• Set problem
Repeat the material exactly from its first line to the line that includes "var yTicks = [0, 200, 400, 600, 800, 1000, 1200];". Skip pictures.

* START Recorded data *

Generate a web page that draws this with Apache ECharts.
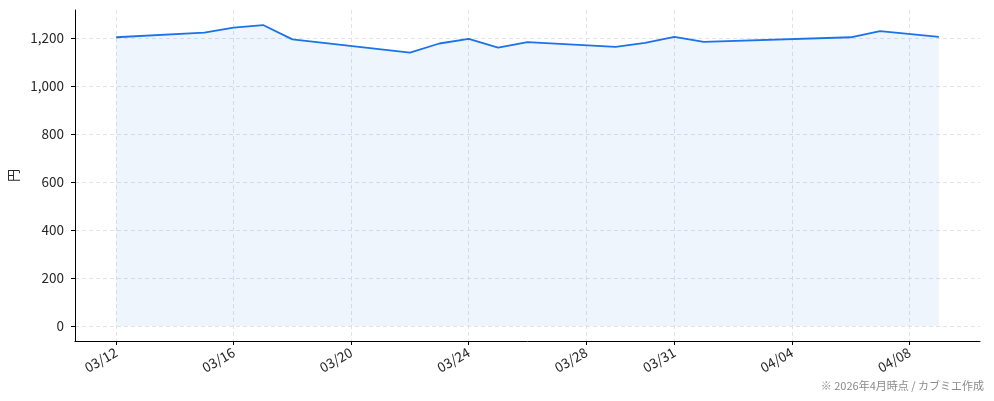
<!DOCTYPE html>
<html>
<head>
<meta charset="utf-8">
<script src="https://cdn.jsdelivr.net/npm/echarts@6/dist/echarts.min.js"></script>
<style>
  html, body { margin: 0; padding: 0; background: #fff; }
  #chart { width: 994px; height: 401px; }
</style>
</head>
<body>
<div id="chart"></div>
<script>
// daily closing price (yen)
var dates = ['03/12', '03/15', '03/16', '03/17', '03/18', '03/22', '03/23', '03/24', '03/25',
             '03/26', '03/29', '03/30', '03/31', '04/01', '04/06', '04/07', '04/09'];
var prices = [1204, 1223, 1244, 1255, 1195, 1140, 1178, 1197, 1161,
              1184, 1164, 1181, 1206, 1185, 1204, 1230, 1206];
var xTicks = ['03/12', '03/16', '03/20', '03/24', '03/28', '03/31', '04/04', '04/08'];
var yTicks = [0, 200, 400, 600, 800, 1000, 1200];

var YEAR = 2026;
function ts(md) {
  var p = md.split('/');
  return new Date(YEAR, +p[0] - 1, +p[1]).getTime();
}
function pad(n) { return n < 10 ? '0' + n : '' + n; }

var first = ts(dates[0]), last = ts(dates[dates.length - 1]);
var xPad = (last - first) * 0.05;
var yPad = (Math.max.apply(null, prices) - 0) * 0.05;

var font = '"Noto Sans CJK JP", "Noto Sans", sans-serif';
var lineColor = '#1a73e8';

var chart = echarts.init(document.getElementById('chart'));
chart.setOption({
  animation: false,
  textStyle: { fontFamily: font },
  grid: { left: 75, right: 14, top: 10, bottom: 60, outerBoundsMode: 'none' },
  xAxis: {
    type: 'value',
    min: first - xPad,
    max: last + xPad,
    axisLine: { onZero: false, lineStyle: { color: '#000', width: 1 } },
    axisTick: {
      show: true, length: 4, inside: false,
      lineStyle: { color: '#000' },
      customValues: xTicks.map(ts)
    },
    axisLabel: {
      rotate: 30, fontSize: 13.5, color: '#262626', margin: 10,
      customValues: xTicks.map(ts),
      formatter: function (v) {
        var d = new Date(v);
        return pad(d.getMonth() + 1) + '/' + pad(d.getDate());
      }
    },
    splitLine: { show: true, lineStyle: { color: '#e2e2e8', type: [4, 3] } }
  },
  yAxis: {
    type: 'value',
    min: -yPad,
    max: Math.max.apply(null, prices) + yPad,
    name: '円',
    nameLocation: 'middle',
    nameRotate: 90,
    nameGap: 53,
    nameTextStyle: { fontSize: 13, color: '#262626' },
    axisLine: { show: true, lineStyle: { color: '#000', width: 1 } },
    axisTick: {
      show: true, length: 4,
      lineStyle: { color: '#000' },
      customValues: yTicks
    },
    axisLabel: {
      fontSize: 13.5, color: '#262626', margin: 11,
      customValues: yTicks,
      formatter: function (v) { return v.toLocaleString('en-US'); }
    },
    splitLine: { show: true, lineStyle: { color: '#e2e2e8', type: [4, 3] } }
  },
  series: [{
    type: 'line',
    data: dates.map(function (d, i) { return [ts(d), prices[i]]; }),
    symbol: 'none',
    lineStyle: { color: lineColor, width: 1.8 },
    areaStyle: { color: 'rgba(26,115,232,0.1)', origin: 0 }
  }],
  graphic: [{
    type: 'text',
    right: 10,
    bottom: 10,
    style: {
      text: '※ 2026年4月時点 / カブミエ作成',
      fontSize: 11,
      fill: '#8a8a8a',
      fontFamily: font
    }
  }]
});
</script>
</body>
</html>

* END Recorded data *

• Answer for this exercise
Generate a web page that draws this with Apache ECharts.
<!DOCTYPE html>
<html>
<head>
<meta charset="utf-8">
<script src="https://cdn.jsdelivr.net/npm/echarts@6/dist/echarts.min.js"></script>
<style>
  html, body { margin: 0; padding: 0; background: #fff; }
  #chart { width: 994px; height: 401px; }
</style>
</head>
<body>
<div id="chart"></div>
<script>
// daily closing price (yen)
var dates = ['03/12', '03/15', '03/16', '03/17', '03/18', '03/22', '03/23', '03/24', '03/25',
             '03/26', '03/29', '03/30', '03/31', '04/01', '04/06', '04/07', '04/09'];
var prices = [1204, 1223, 1244, 1255, 1195, 1140, 1178, 1197, 1161,
              1184, 1164, 1181, 1206, 1185, 1204, 1230, 1206];
var xTicks = ['03/12', '03/16', '03/20', '03/24', '03/28', '03/31', '04/04', '04/08'];
var yTicks = [0, 200, 400, 600, 800, 1000, 1200];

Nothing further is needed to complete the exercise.